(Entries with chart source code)
####################

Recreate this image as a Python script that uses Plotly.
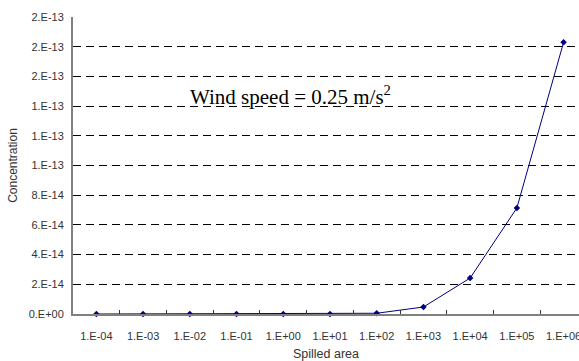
import plotly.graph_objects as go

categories = ["1.E-04", "1.E-03", "1.E-02", "1.E-01", "1.E+00", "1.E+01",
              "1.E+02", "1.E+03", "1.E+04", "1.E+05", "1.E+06"]
concentration = [0.0, 0.0, 0.0, 0.0, 0.0, 0.0,
                 5e-16, 4.7e-15, 2.42e-14, 7.14e-14, 1.83e-13]
y_tickvals = [0, 2e-14, 4e-14, 6e-14, 8e-14, 1e-13, 1.2e-13, 1.4e-13, 1.6e-13, 1.8e-13, 2e-13]
y_ticktext = ["0.E+00", "2.E-14", "4.E-14", "6.E-14", "8.E-14", "1.E-13",
              "1.E-13", "1.E-13", "2.E-13", "2.E-13", "2.E-13"]

fig = go.Figure()
fig.add_trace(go.Scatter(
    x=categories, y=concentration, mode="lines+markers",
    line=dict(color="#000080", width=1),
    marker=dict(symbol="diamond", size=5, color="#000080"),
    showlegend=False, cliponaxis=False,
))

tick_font = dict(family="Liberation Sans, Arial, sans-serif", size=11, color="#333333")

fig.update_layout(
    width=579, height=361,
    margin=dict(l=73, r=0, t=17, b=47, autoexpand=False),
    paper_bgcolor="white", plot_bgcolor="white",
    xaxis=dict(
        type="category", range=[-0.5, 10.33], tickson="boundaries",
        ticks="inside", ticklen=4, tickcolor="#333333", automargin=False,
        showline=True, linecolor="#808080", linewidth=2,
        showgrid=False, tickfont=tick_font, ticklabelstandoff=11,
        title=dict(text="Spilled area", font=dict(family="Liberation Sans, Arial, sans-serif", size=12.5, color="#333333"), standoff=8),
    ),
    yaxis=dict(
        range=[0, 2e-13], tickvals=y_tickvals, ticktext=y_ticktext,
        automargin=False,
        showline=True, linecolor="#808080", linewidth=2,
        showgrid=True, gridcolor="#000000", gridwidth=1, griddash="8px,5px",
        zeroline=False, ticks="", tickfont=tick_font, ticklabelstandoff=5,
        title=dict(text="Concentration", font=dict(family="Liberation Sans, Arial, sans-serif", size=12, color="#333333"), standoff=8),
    ),
    annotations=[dict(
        text="Wind speed = 0.25 m/s<sup>2</sup>", xref="paper", yref="paper",
        x=0.429, y=0.735, xanchor="center", yanchor="middle", showarrow=False,
        font=dict(family="Liberation Serif, Times New Roman, serif", size=21, color="#000000"),
    )],
)

fig.write_html("out.html", config={"displayModeBar": False},
               post_script="document.body.style.margin='0';")
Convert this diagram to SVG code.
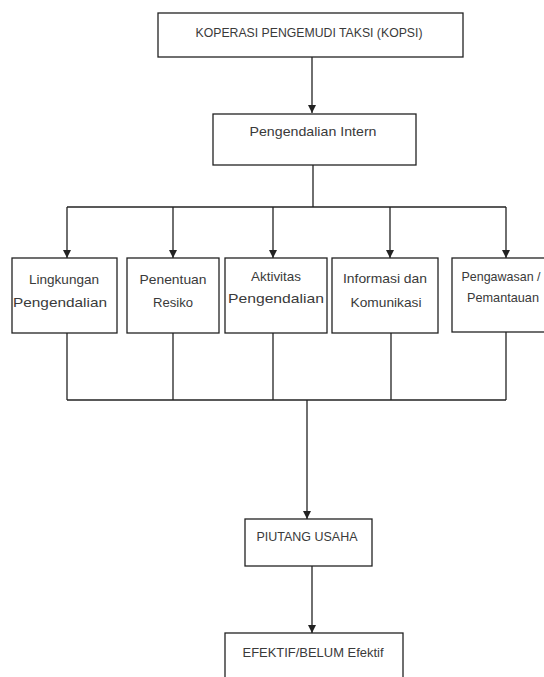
<svg xmlns="http://www.w3.org/2000/svg" width="544" height="677" viewBox="0 0 544 677">
<defs>
<marker id="ah" viewBox="0 0 8 10" refX="8" refY="5" markerWidth="8" markerHeight="10" markerUnits="userSpaceOnUse" orient="auto">
<path d="M0,1 L8,5 L0,9 Z" fill="#222"/>
</marker>
<style>
.box{fill:#fff;stroke:#222;stroke-width:1.3}
.t{font-family:"Liberation Sans",Arial,sans-serif;font-size:13px;fill:#3a3a3a;text-anchor:middle}
.c{fill:none;stroke:#222;stroke-width:1.3}
</style>
</defs>
<rect width="544" height="677" fill="#fff"/>
<g id="connectors">
<line class="c" x1="312" y1="57" x2="312" y2="113" marker-end="url(#ah)"/>
<line class="c" x1="313" y1="165" x2="313" y2="207"/>
<line class="c" x1="67" y1="207" x2="506" y2="207"/>
<line class="c" x1="67" y1="207" x2="67" y2="258" marker-end="url(#ah)"/>
<line class="c" x1="173" y1="207" x2="173" y2="258" marker-end="url(#ah)"/>
<line class="c" x1="273" y1="207" x2="273" y2="258" marker-end="url(#ah)"/>
<line class="c" x1="390" y1="207" x2="390" y2="258" marker-end="url(#ah)"/>
<line class="c" x1="506" y1="207" x2="506" y2="258" marker-end="url(#ah)"/>
<line class="c" x1="67" y1="333" x2="67" y2="400"/>
<line class="c" x1="173" y1="333" x2="173" y2="400"/>
<line class="c" x1="273" y1="333" x2="273" y2="400"/>
<line class="c" x1="391" y1="333" x2="391" y2="400"/>
<line class="c" x1="506" y1="332" x2="506" y2="400"/>
<line class="c" x1="67" y1="400" x2="506" y2="400"/>
<line class="c" x1="307" y1="400" x2="307" y2="519" marker-end="url(#ah)"/>
<line class="c" x1="312" y1="566" x2="312" y2="633" marker-end="url(#ah)"/>
</g>
<g id="kopsi">
<rect class="box" x="158" y="13" width="305" height="44"/>
<text class="t" x="309" y="37" textLength="227" lengthAdjust="spacingAndGlyphs">KOPERASI PENGEMUDI TAKSI (KOPSI)</text>
</g>
<g id="pengendalian-intern">
<rect class="box" x="213" y="114" width="203" height="51"/>
<text class="t" x="313" y="136" textLength="127" lengthAdjust="spacingAndGlyphs">Pengendalian Intern</text>
</g>
<g id="lingkungan">
<rect class="box" x="12" y="258" width="105" height="75"/>
<text class="t" x="64" y="284" textLength="70" lengthAdjust="spacingAndGlyphs">Lingkungan</text>
<text class="t" x="60" y="307" textLength="94" lengthAdjust="spacingAndGlyphs">Pengendalian</text>
</g>
<g id="resiko">
<rect class="box" x="127" y="258" width="92" height="75"/>
<text class="t" x="173" y="284" textLength="67" lengthAdjust="spacingAndGlyphs">Penentuan</text>
<text class="t" x="173" y="307" textLength="40" lengthAdjust="spacingAndGlyphs">Resiko</text>
</g>
<g id="aktivitas">
<rect class="box" x="225" y="258" width="102" height="75"/>
<text class="t" x="276" y="281" textLength="50" lengthAdjust="spacingAndGlyphs">Aktivitas</text>
<text class="t" x="276" y="303" textLength="96" lengthAdjust="spacingAndGlyphs">Pengendalian</text>
</g>
<g id="informasi">
<rect class="box" x="332" y="258" width="106" height="75"/>
<text class="t" x="385" y="283" textLength="84" lengthAdjust="spacingAndGlyphs">Informasi dan</text>
<text class="t" x="386" y="307" textLength="71" lengthAdjust="spacingAndGlyphs">Komunikasi</text>
</g>
<g id="pengawasan">
<rect class="box" x="452" y="258" width="100" height="74"/>
<text class="t" x="501" y="281" textLength="79" lengthAdjust="spacingAndGlyphs">Pengawasan /</text>
<text class="t" x="503" y="302" textLength="72" lengthAdjust="spacingAndGlyphs">Pemantauan</text>
</g>
<g id="piutang">
<rect class="box" x="245" y="519" width="127" height="47"/>
<text class="t" x="307" y="541" textLength="101" lengthAdjust="spacingAndGlyphs">PIUTANG USAHA</text>
</g>
<g id="efektif">
<rect class="box" x="225" y="633" width="178" height="60"/>
<text class="t" x="313" y="657" textLength="141" lengthAdjust="spacingAndGlyphs">EFEKTIF/BELUM Efektif</text>
</g>
</svg>
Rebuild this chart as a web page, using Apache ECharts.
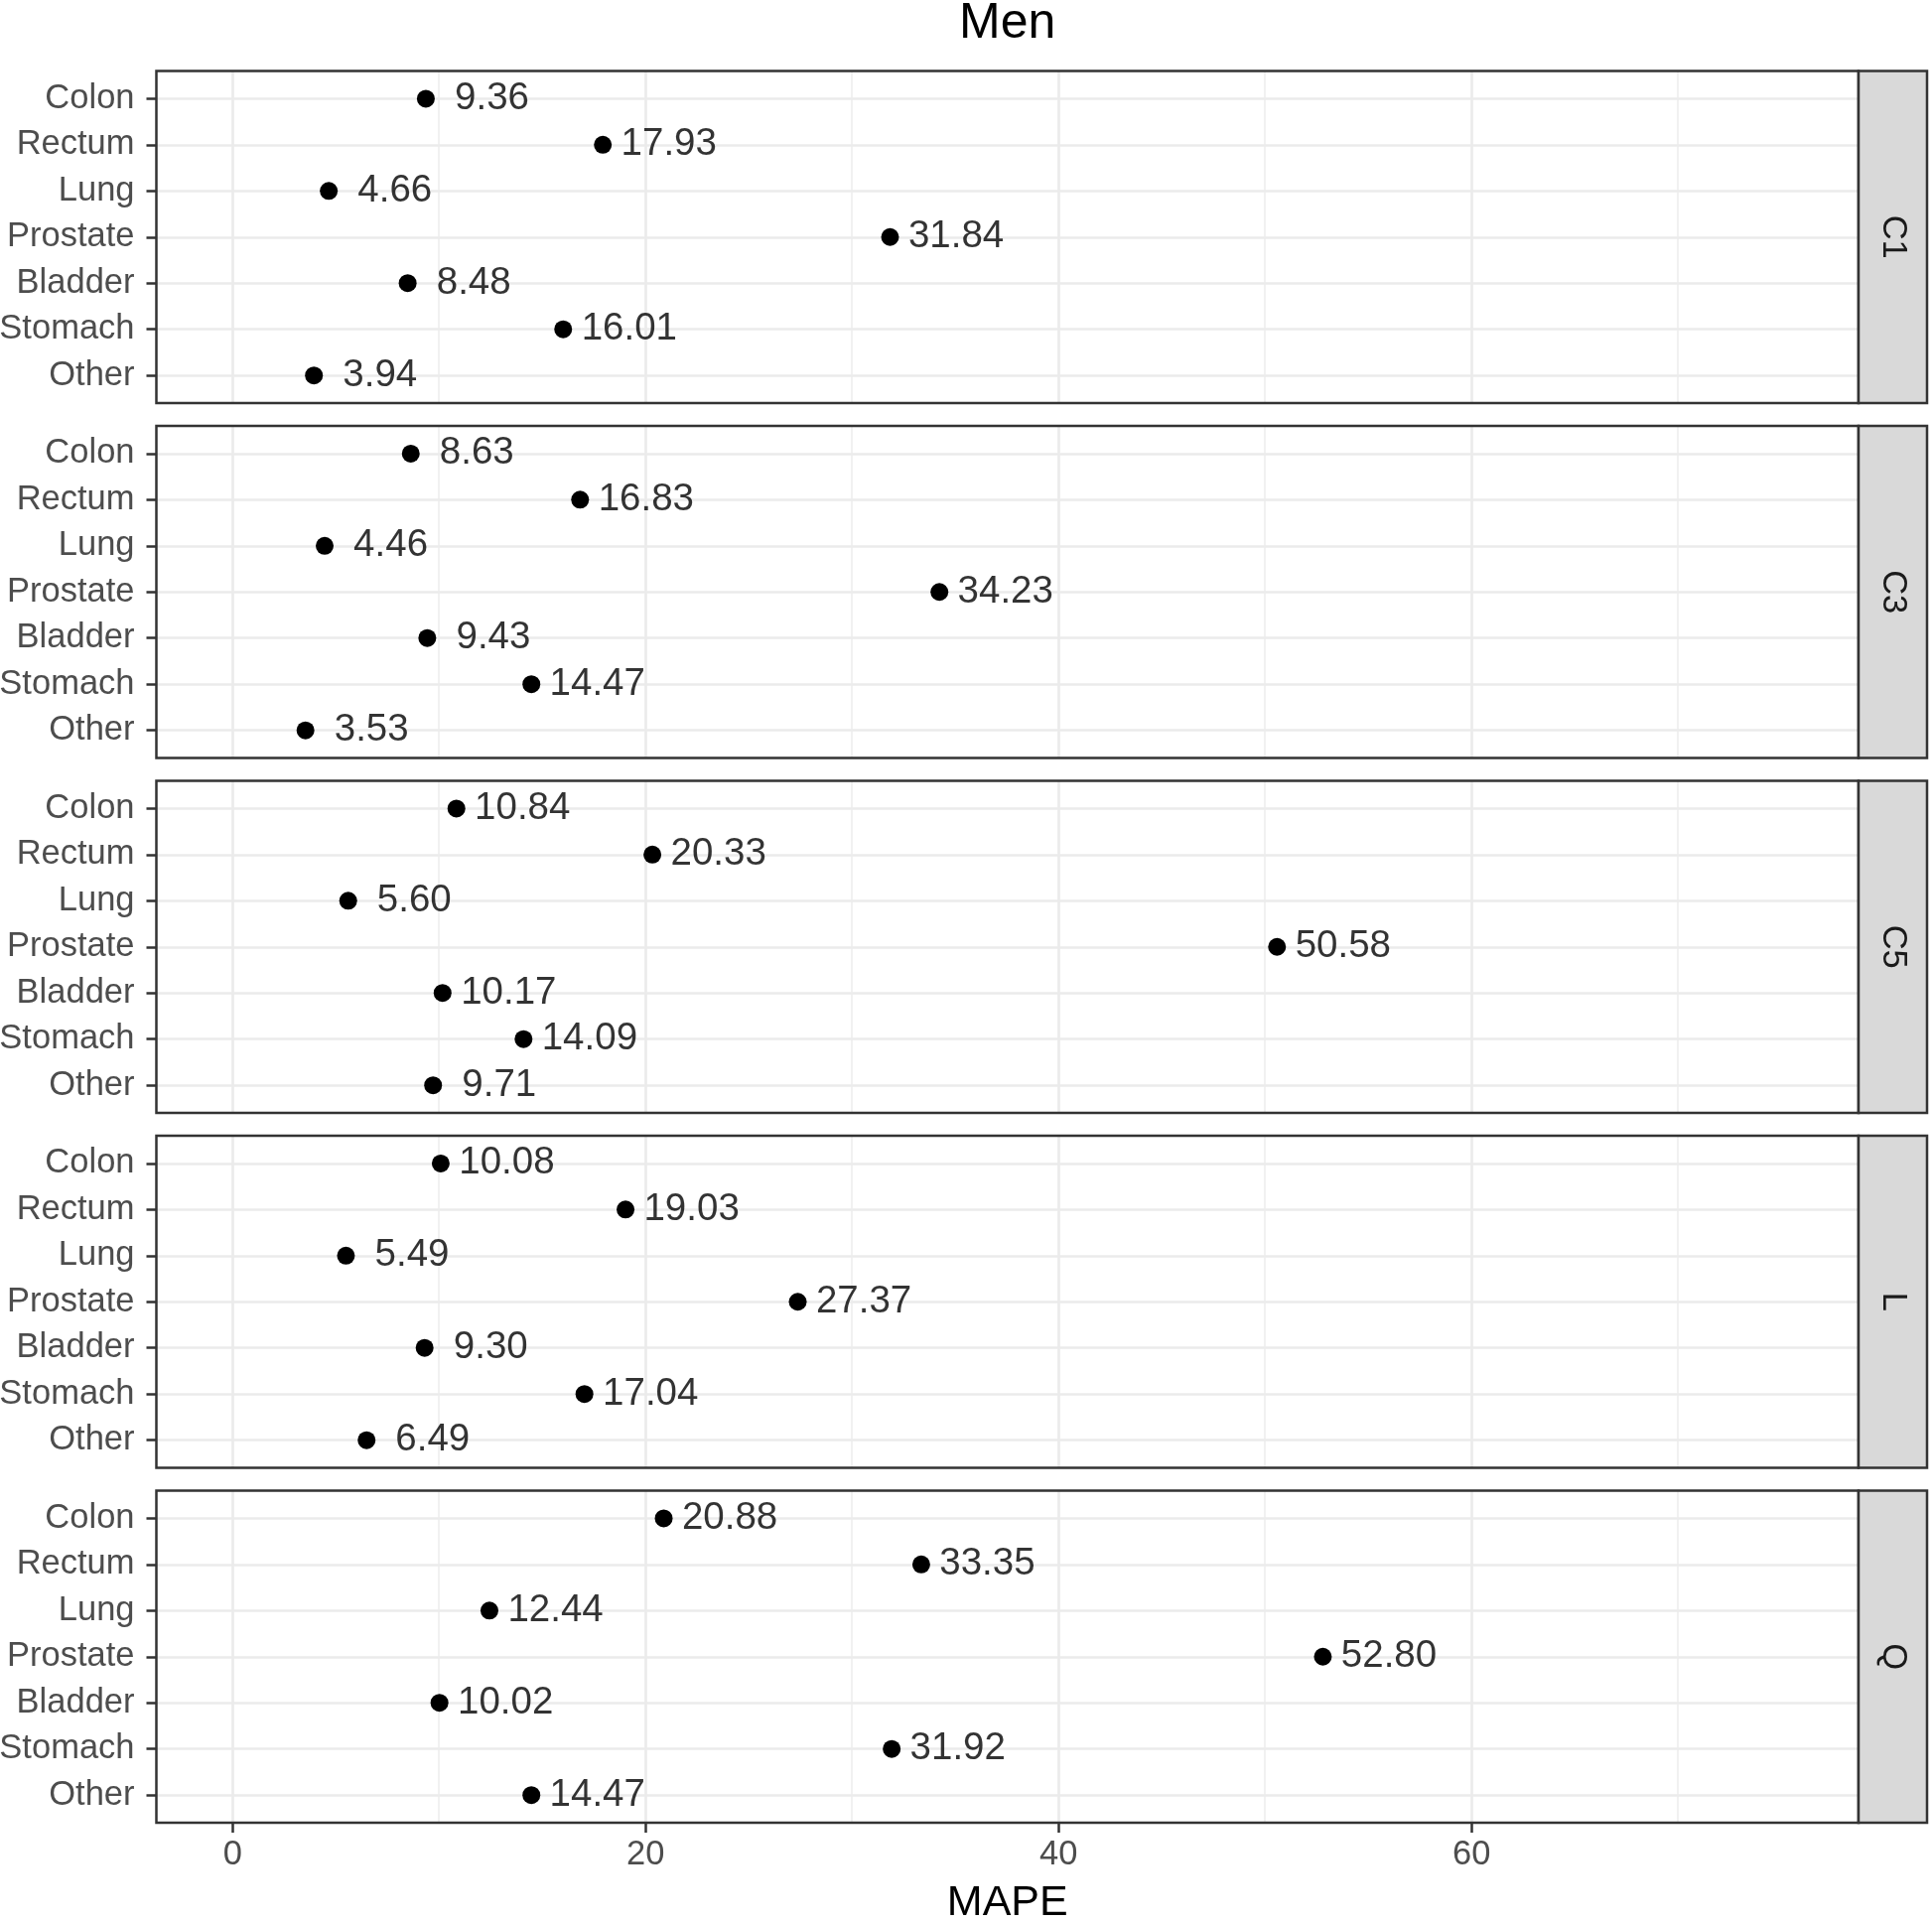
<!DOCTYPE html>
<html><head><meta charset="utf-8">
<script src="https://cdn.jsdelivr.net/npm/echarts@6/dist/echarts.min.js"></script>
<style>html,body{margin:0;padding:0;background:#fff}#c{width:1946px;height:1936px}</style>
</head><body><div id="c"></div>
<script>
// ---- data ----
const categories = ['Colon', 'Rectum', 'Lung', 'Prostate', 'Bladder', 'Stomach', 'Other'];
const panels = ['C1', 'C3', 'C5', 'L', 'Q'];
const valuesC1 = [9.36, 17.93, 4.66, 31.84, 8.48, 16.01, 3.94];
const valuesC3 = [8.63, 16.83, 4.46, 34.23, 9.43, 14.47, 3.53];
const valuesC5 = [10.84, 20.33, 5.60, 50.58, 10.17, 14.09, 9.71];
const valuesL  = [10.08, 19.03, 5.49, 27.37, 9.30, 17.04, 6.49];
const valuesQ  = [20.88, 33.35, 12.44, 52.80, 10.02, 31.92, 14.47];
const xMajorTicks = [0, 20, 40, 60];
const xMinorTicks = [10, 30, 50, 70];
const chartTitle = 'Men';
const xTitle = 'MAPE';
const labelNudge = 3.2;

// ---- layout ----
const panelValues = [valuesC1, valuesC3, valuesC5, valuesL, valuesQ];
const FONT = '"Liberation Sans", Arial, sans-serif';
const L = 157.5, R = 1872, TOP0 = 71.5, STEP = 357.5, H = 334.5, STRIP_W = 69;
const X_MIN = -3.69, X_MAX = 78.74;
const AXIS_FS = 34.5;
const yTickVals = categories.map((c, i) => i + 1);

const grid = [], xAxis = [], yAxis = [], series = [], graphic = [];
panels.forEach((p, i) => {
  const top = TOP0 + i * STEP;
  const last = i === panels.length - 1;
  grid.push({left: L, top: top, width: R - L, height: H, containLabel: false, outerBoundsMode: 'none'});
  xAxis.push({
    type: 'value', gridIndex: i, min: X_MIN, max: X_MAX, position: 'bottom',
    axisLine: {show: false, onZero: false},
    axisTick: {show: last, customValues: xMajorTicks, length: 10, lineStyle: {color: '#333333', width: 2.5}},
    axisLabel: {show: last, customValues: xMajorTicks, fontSize: AXIS_FS, color: '#4d4d4d', fontFamily: FONT, margin: 15},
    splitLine: {show: true, lineStyle: {color: '#ebebeb', width: 2.7}}
  });
  xAxis.push({
    type: 'value', gridIndex: i, min: X_MIN, max: X_MAX, position: 'top',
    axisLine: {show: false, onZero: false},
    axisTick: {show: false, customValues: xMinorTicks},
    axisLabel: {show: false, customValues: xMinorTicks},
    splitLine: {show: true, lineStyle: {color: '#ededed', width: 1.5}}
  });
  yAxis.push({
    type: 'value', gridIndex: i, min: 0.4, max: 7.6, inverse: true, position: 'left',
    axisLine: {show: false, onZero: false},
    axisTick: {show: true, customValues: yTickVals, length: 10, lineStyle: {color: '#333333', width: 2.5}},
    axisLabel: {customValues: yTickVals, fontSize: AXIS_FS, color: '#4d4d4d', fontFamily: FONT, margin: 22,
      formatter: v => categories[Math.round(v) - 1] || ''},
    splitLine: {show: true, lineStyle: {color: '#ebebeb', width: 2.7}}
  });
  const vals = panelValues[i];
  series.push({
    type: 'scatter', xAxisIndex: 2 * i, yAxisIndex: i, symbol: 'circle', symbolSize: 18,
    itemStyle: {color: '#000000', opacity: 1}, z: 3, silent: true,
    data: vals.map((v, k) => [v, k + 1])
  });
  series.push({
    type: 'scatter', xAxisIndex: 2 * i, yAxisIndex: i, symbolSize: 0, z: 4, silent: true,
    itemStyle: {color: 'rgba(0,0,0,0)'},
    label: {show: true, position: 'inside', fontSize: 38.5, color: '#000000', fontFamily: FONT,
      formatter: q => q.data[2].toFixed(2)},
    data: vals.map((v, k) => [v + labelNudge, k + 1, v])
  });
  graphic.push({type: 'rect', z: 100, shape: {x: L, y: top, width: R - L, height: H},
    style: {fill: null, stroke: '#333333', lineWidth: 2.5}});
  graphic.push({type: 'rect', z: 100, shape: {x: R, y: top, width: STRIP_W, height: H},
    style: {fill: '#d9d9d9', stroke: '#333333', lineWidth: 2.5}});
  graphic.push({type: 'text', z: 101, x: R + STRIP_W / 2, y: top + H / 2, rotation: -Math.PI / 2,
    style: {text: p, fontSize: AXIS_FS, fill: '#1a1a1a', fontFamily: FONT, align: 'center', verticalAlign: 'middle'}});
});
graphic.push({type: 'text', z: 101, x: (L + R) / 2, y: 24,
  style: {text: chartTitle, fontSize: 50, fill: '#000000', fontFamily: FONT, align: 'center', verticalAlign: 'middle'}});
graphic.push({type: 'text', z: 101, x: (L + R) / 2, y: 1917,
  style: {text: xTitle, fontSize: 43, fill: '#000000', fontFamily: FONT, align: 'center', verticalAlign: 'middle'}});

const chart = echarts.init(document.getElementById('c'), null, {renderer: 'canvas'});
chart.setOption({
  backgroundColor: '#ffffff',
  animation: false,
  grid, xAxis, yAxis, series, graphic
});
</script>
</body></html>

####################

Stated task -> Report how many lines in the data contain the word "this", with no words besides the number.

Result -> 3